[start of AVAILABLE DATA]

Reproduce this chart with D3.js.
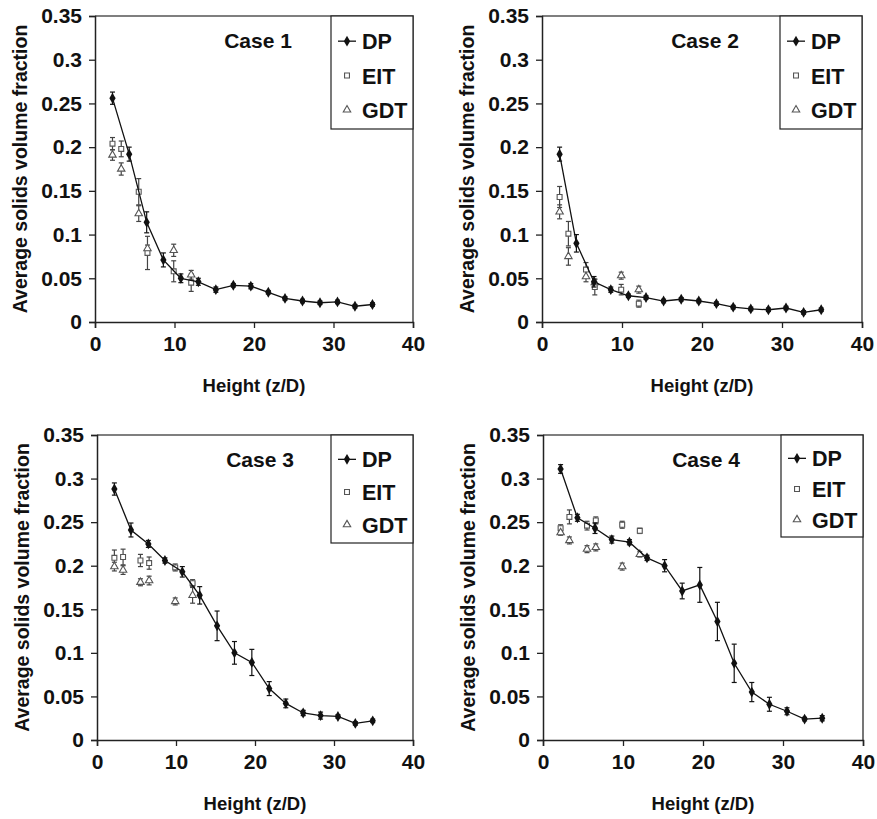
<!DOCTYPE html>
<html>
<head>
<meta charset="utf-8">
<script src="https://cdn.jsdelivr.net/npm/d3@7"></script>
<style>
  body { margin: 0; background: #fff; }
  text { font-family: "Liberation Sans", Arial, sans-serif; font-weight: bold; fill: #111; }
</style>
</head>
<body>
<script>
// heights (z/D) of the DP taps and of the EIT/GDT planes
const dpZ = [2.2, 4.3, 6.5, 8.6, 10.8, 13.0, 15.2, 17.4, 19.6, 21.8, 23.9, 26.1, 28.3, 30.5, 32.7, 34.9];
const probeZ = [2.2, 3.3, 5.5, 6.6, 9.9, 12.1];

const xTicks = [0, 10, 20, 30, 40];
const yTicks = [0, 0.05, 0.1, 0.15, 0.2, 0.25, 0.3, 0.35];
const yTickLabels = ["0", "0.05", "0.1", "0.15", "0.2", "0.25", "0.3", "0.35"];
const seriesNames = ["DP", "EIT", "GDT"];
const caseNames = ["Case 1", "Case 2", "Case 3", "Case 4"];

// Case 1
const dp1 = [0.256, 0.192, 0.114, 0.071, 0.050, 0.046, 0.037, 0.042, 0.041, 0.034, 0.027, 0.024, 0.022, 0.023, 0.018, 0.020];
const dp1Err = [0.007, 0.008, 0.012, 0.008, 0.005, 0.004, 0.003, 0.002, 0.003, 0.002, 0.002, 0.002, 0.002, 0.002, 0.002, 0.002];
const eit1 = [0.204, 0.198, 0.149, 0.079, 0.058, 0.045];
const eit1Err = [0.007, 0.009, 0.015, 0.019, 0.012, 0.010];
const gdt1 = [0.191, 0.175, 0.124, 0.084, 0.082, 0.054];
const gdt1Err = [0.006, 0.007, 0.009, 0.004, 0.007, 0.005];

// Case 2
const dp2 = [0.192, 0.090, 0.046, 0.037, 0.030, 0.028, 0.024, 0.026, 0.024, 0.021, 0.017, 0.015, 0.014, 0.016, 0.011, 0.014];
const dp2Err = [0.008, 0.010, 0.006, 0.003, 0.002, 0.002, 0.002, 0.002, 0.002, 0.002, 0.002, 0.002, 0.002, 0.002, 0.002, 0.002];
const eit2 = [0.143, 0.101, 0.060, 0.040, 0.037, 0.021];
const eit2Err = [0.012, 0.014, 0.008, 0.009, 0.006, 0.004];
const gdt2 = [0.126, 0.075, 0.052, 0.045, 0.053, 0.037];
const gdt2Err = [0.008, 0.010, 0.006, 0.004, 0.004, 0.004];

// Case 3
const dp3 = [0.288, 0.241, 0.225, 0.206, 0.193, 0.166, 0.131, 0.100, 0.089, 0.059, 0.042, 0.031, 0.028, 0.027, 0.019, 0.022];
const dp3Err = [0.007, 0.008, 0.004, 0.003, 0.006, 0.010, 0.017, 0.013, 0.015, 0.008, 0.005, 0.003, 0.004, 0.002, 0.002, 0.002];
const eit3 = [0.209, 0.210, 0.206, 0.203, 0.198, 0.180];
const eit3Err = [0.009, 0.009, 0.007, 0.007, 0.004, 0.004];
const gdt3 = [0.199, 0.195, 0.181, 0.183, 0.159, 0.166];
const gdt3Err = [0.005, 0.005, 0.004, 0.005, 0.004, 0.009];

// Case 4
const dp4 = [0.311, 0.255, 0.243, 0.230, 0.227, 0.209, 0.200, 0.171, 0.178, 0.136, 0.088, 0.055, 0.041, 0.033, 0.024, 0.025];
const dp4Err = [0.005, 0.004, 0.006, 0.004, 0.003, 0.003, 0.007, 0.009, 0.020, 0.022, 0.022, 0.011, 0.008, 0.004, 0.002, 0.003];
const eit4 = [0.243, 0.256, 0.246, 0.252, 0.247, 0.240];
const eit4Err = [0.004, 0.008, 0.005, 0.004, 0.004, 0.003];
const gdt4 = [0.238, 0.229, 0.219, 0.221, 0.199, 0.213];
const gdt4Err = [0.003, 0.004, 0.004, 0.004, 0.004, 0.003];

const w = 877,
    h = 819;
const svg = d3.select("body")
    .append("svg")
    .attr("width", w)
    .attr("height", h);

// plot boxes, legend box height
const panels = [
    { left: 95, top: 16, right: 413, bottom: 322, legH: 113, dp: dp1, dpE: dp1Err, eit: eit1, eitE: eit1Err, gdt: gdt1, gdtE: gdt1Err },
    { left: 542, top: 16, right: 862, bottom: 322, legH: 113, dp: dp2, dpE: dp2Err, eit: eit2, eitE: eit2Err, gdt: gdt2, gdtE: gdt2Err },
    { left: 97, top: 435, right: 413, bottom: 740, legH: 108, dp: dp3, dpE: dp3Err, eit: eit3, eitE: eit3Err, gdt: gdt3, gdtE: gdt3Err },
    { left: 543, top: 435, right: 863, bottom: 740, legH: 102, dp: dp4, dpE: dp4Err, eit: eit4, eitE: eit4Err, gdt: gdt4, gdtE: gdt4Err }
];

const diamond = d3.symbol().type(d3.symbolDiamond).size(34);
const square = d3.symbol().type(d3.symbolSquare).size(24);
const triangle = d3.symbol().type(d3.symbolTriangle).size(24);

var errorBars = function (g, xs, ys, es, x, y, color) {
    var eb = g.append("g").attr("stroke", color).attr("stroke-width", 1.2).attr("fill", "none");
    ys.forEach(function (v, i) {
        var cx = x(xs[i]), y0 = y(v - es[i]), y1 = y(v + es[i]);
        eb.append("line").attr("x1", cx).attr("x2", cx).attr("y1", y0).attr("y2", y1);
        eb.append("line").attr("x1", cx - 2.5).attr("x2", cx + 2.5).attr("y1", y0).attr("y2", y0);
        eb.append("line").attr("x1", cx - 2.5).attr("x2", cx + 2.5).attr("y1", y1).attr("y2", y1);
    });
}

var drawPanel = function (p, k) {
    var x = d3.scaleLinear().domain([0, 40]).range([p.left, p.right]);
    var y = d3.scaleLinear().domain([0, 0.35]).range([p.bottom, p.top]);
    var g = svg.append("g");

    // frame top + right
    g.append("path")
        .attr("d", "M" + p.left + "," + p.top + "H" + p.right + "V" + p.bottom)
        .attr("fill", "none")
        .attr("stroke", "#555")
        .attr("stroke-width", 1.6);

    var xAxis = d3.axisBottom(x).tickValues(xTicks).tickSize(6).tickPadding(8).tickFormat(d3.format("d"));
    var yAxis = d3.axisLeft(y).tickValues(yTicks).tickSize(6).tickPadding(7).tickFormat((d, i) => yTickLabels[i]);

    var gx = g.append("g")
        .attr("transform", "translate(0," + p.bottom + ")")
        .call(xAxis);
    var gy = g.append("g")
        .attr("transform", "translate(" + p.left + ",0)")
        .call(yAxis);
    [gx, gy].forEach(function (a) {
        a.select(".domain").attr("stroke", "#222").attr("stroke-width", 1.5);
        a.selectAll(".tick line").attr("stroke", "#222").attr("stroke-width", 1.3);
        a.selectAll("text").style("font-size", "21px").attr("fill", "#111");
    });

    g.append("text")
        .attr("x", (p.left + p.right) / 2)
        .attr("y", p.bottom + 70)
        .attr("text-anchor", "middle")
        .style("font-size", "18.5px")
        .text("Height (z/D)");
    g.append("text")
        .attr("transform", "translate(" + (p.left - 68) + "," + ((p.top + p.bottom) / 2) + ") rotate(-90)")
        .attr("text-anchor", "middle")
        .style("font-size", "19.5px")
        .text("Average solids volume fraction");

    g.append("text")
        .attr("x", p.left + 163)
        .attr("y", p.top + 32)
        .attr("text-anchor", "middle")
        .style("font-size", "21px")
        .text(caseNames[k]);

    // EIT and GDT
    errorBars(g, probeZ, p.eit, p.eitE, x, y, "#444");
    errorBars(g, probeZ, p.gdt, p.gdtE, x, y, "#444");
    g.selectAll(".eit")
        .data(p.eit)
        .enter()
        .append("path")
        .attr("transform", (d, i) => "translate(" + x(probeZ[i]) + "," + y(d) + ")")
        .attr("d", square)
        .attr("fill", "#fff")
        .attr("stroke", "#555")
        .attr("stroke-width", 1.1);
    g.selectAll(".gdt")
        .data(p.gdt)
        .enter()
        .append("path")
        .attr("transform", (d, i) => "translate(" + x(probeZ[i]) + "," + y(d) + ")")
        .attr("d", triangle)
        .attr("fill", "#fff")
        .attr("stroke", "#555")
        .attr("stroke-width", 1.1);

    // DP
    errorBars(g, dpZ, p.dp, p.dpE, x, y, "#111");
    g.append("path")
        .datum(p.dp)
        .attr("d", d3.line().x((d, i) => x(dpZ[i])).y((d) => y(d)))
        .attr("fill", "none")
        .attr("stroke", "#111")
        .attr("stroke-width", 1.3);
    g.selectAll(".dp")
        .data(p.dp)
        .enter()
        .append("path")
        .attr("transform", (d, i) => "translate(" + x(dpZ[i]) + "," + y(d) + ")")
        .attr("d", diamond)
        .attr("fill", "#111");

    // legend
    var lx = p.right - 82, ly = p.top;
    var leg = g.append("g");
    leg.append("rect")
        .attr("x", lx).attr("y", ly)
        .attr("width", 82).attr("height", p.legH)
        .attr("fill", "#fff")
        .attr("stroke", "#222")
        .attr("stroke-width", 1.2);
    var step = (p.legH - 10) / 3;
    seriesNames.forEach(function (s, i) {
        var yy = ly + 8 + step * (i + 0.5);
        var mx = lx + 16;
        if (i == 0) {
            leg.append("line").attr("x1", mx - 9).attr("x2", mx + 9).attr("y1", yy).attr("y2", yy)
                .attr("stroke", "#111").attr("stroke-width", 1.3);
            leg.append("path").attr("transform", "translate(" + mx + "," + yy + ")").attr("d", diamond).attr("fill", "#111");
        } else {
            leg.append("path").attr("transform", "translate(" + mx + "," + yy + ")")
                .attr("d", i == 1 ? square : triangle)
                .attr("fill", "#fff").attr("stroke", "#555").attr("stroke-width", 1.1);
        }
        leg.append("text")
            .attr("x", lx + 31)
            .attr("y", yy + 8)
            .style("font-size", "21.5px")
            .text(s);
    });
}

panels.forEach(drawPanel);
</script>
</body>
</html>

[end of AVAILABLE DATA]

WHAT THIS TASK INVOLVES: Leave the pictures out and reproduce exactly the lines from the top of the listing above through the line with "const gdt2Err = [0.008, 0.010, 0.006, 0.004, 0.004, 0.004];".

RESPONSE FOR THIS EXERCISE:
Reproduce this chart with D3.js.
<!DOCTYPE html>
<html>
<head>
<meta charset="utf-8">
<script src="https://cdn.jsdelivr.net/npm/d3@7"></script>
<style>
  body { margin: 0; background: #fff; }
  text { font-family: "Liberation Sans", Arial, sans-serif; font-weight: bold; fill: #111; }
</style>
</head>
<body>
<script>
// heights (z/D) of the DP taps and of the EIT/GDT planes
const dpZ = [2.2, 4.3, 6.5, 8.6, 10.8, 13.0, 15.2, 17.4, 19.6, 21.8, 23.9, 26.1, 28.3, 30.5, 32.7, 34.9];
const probeZ = [2.2, 3.3, 5.5, 6.6, 9.9, 12.1];

const xTicks = [0, 10, 20, 30, 40];
const yTicks = [0, 0.05, 0.1, 0.15, 0.2, 0.25, 0.3, 0.35];
const yTickLabels = ["0", "0.05", "0.1", "0.15", "0.2", "0.25", "0.3", "0.35"];
const seriesNames = ["DP", "EIT", "GDT"];
const caseNames = ["Case 1", "Case 2", "Case 3", "Case 4"];

// Case 1
const dp1 = [0.256, 0.192, 0.114, 0.071, 0.050, 0.046, 0.037, 0.042, 0.041, 0.034, 0.027, 0.024, 0.022, 0.023, 0.018, 0.020];
const dp1Err = [0.007, 0.008, 0.012, 0.008, 0.005, 0.004, 0.003, 0.002, 0.003, 0.002, 0.002, 0.002, 0.002, 0.002, 0.002, 0.002];
const eit1 = [0.204, 0.198, 0.149, 0.079, 0.058, 0.045];
const eit1Err = [0.007, 0.009, 0.015, 0.019, 0.012, 0.010];
const gdt1 = [0.191, 0.175, 0.124, 0.084, 0.082, 0.054];
const gdt1Err = [0.006, 0.007, 0.009, 0.004, 0.007, 0.005];

// Case 2
const dp2 = [0.192, 0.090, 0.046, 0.037, 0.030, 0.028, 0.024, 0.026, 0.024, 0.021, 0.017, 0.015, 0.014, 0.016, 0.011, 0.014];
const dp2Err = [0.008, 0.010, 0.006, 0.003, 0.002, 0.002, 0.002, 0.002, 0.002, 0.002, 0.002, 0.002, 0.002, 0.002, 0.002, 0.002];
const eit2 = [0.143, 0.101, 0.060, 0.040, 0.037, 0.021];
const eit2Err = [0.012, 0.014, 0.008, 0.009, 0.006, 0.004];
const gdt2 = [0.126, 0.075, 0.052, 0.045, 0.053, 0.037];
const gdt2Err = [0.008, 0.010, 0.006, 0.004, 0.004, 0.004];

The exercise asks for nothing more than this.